Verify cargo quality certificates under respondentia. A cargo of steel coils may look safe, but hidden rust claims can slash resale value.
Demand an undertaking that no further lien will be created without consent. Second-ranking lenders rarely recover anything.
Borrower Negotiation Tactics
Offer a faster repayment schedule to shave interest, since lenders price voyage duration into the lump sum. A two-week Atlantic crossing justifies lower cost than a three-month grain season.
Propose joint hull-cargo insurance with lender named as loss-payee. This comforts the financier and may reduce the rate by half a point.
Reserve the right to prepay without penalty if charter rates spike. Early freight income can extinguish expensive debt and lift voyage profit.
Jurisdictional Variations to Watch
English admiralty courts treat bottomry as a maritime lien even if unrecorded, while civil-law nations demand notarization. Choosing London arbitration can speed enforcement.
Some flags prohibit respondentia on government-owned cargo, such as grain reserves. Checking flag-state consents avoids last-minute loading bans.
Always nominate the governing law in the deed. A Japanese owner borrowing from a Dubai fund on a Panamanian ship can otherwise face three conflicting legal regimes.
Alternatives When Neither Tool Fits
Traditional ship mortgages suit long-term debt but require registration and can take weeks. Bottomry fills the gap when time is short.
Letters of indemnity from reputable charterers can replace respondentia if the charterer’s credit is stronger than the cargo value. This avoids lien paperwork.

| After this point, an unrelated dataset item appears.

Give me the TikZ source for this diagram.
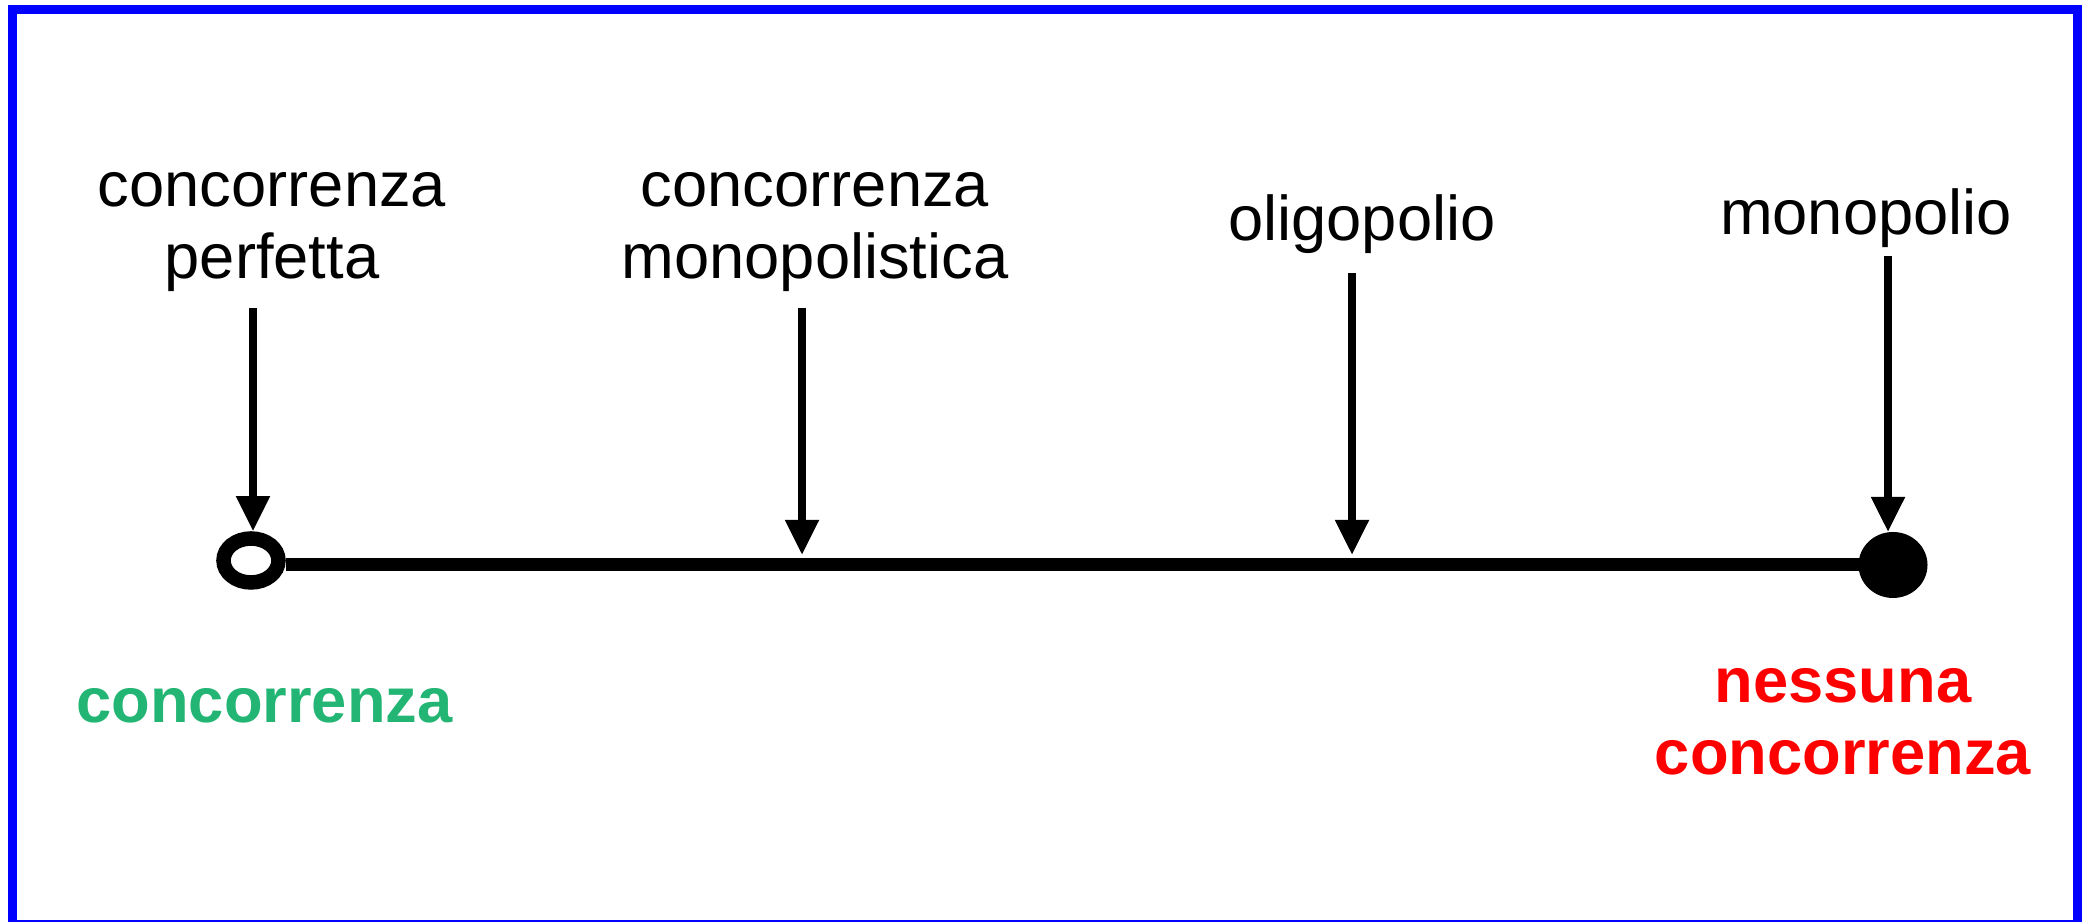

Trade finance instruments like letters of credit offer cargo security without voyage risk, yet banks may freeze bills of lading, tying up delivery. Respondentia keeps cargo flowing.
Key Takeaways for Trade Participants
Use bottomry for emergency hull expenses and respondentia for cargo liquidity. Match the collateral to the risk you can control.
Disclose any lien to insurers and registries early. Silence invites claim denial and priority disputes.
Negotiate clear repayment triggers, governing law, and insurance arrangements. Precise drafting turns ancient tools into modern working capital.